If you wonder how Rick Byrd consistently has his Belmont teams ready for Ohio Valley play each season, even when he loses scoring, rebounding, name the skill that graduates, you don't have to have more evidence than Sunday night's game against Butler.
The Bruins walked away with the 67-56 loss, but this game will give them more than enough confidence when Southeast Missouri State comes to town Thursday.
Belmont pushed the Bulldogs for a half, controlling tempo and getting a nice boost from their long-range shooting. But this was to be short lived as Butler's very physical game started to wear down the Bruins.
Suddenly the 3-point shot is short -- just 4-for-14 after the half -- and the defense can't respond in the same way off the glass, or on the break.
This wasn't the same Belmont team that managed to make things work in their favor for a majority of the first 20 minutes.
That isn't to say that this team is broken, or won't be able to hold up in the conference. Just the opposite. This is the kind of game that Byrd loves, because it teaches his team how to deal with adversity.
Look at the Belmont schedule and you can see that Byrd likes to challenge his teams. There will be a game or two that don't fit that mold, but look at this year's slate: Wright State, Ohio, Denver, Middle Tennessee, Evansville, VCU and Butler.
No, it isn't the murderers' row that some of their schedules have featured -- VCU and Butler are the only two team in the top 100 of the KenPom rankings this season so far -- but this is the kind of slate that will get a team into shape. Byrd has teams that are on par with the Bruins and will test them over 40 minutes. In a year when a down schedule might have made sense, the down schedule is one that a lot of teams would be doing a lot worse against than 8-5.
This is what the schedule is designed to do: learn and possibly excel. They Bruins almost pulled it out against Evansville. They have two losses against Wright State thanks to mistakes (turnovers in the first game really destroyed the Bruins) and allowing the Raiders to get comfortable shooting long-range (10-for-15 from 3-point range in the second).

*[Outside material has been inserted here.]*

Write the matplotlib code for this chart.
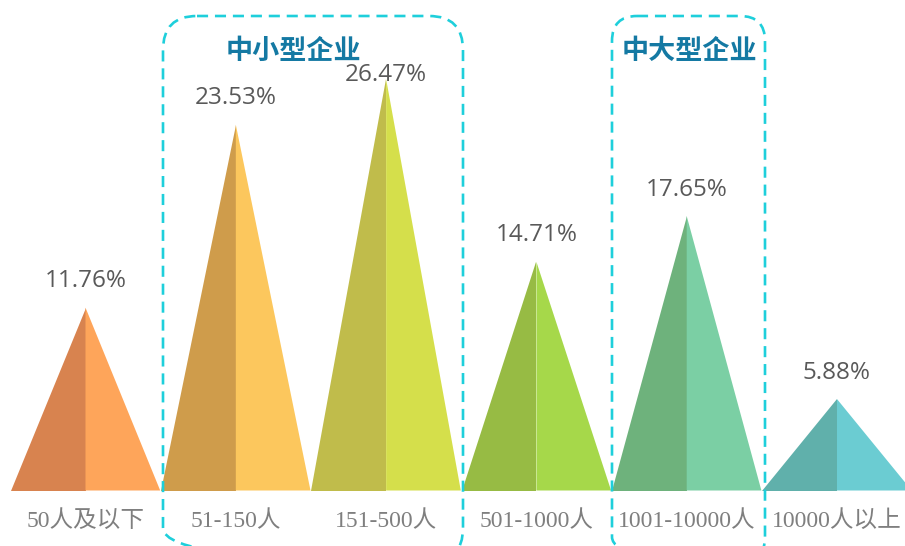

Now they have faced two of the tougher defenses that any team will see. They won't see a VCU or a Butler in the OVC. They will feel like they are facing a breath of fresh air when they see all the lanes open for them on the court.

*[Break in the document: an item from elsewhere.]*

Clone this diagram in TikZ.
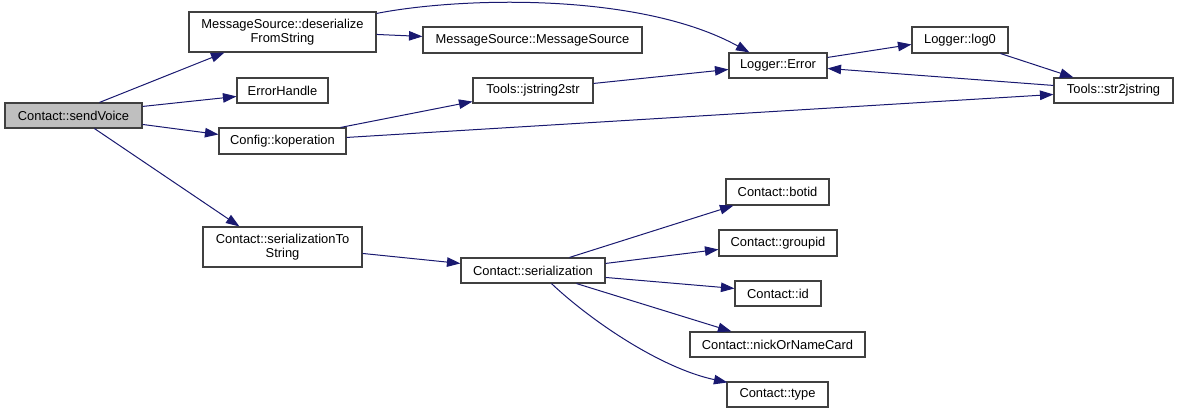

Craig Bradshaw and Evan Bradds will be able to work open and score. Plus Amanze Egekeze will round into a freshman of the year candidate. If he can perform as he did against Butler, he will excel over the second half of this season.
Sunday night goes down as a loss for Belmont, but the Bruins have learned a lot over the course of this nonconference run. The Butler game was just the final course as they prep for the final exams beginning Thursday night.
The Bruins are ready. Rick Byrd made sure of that.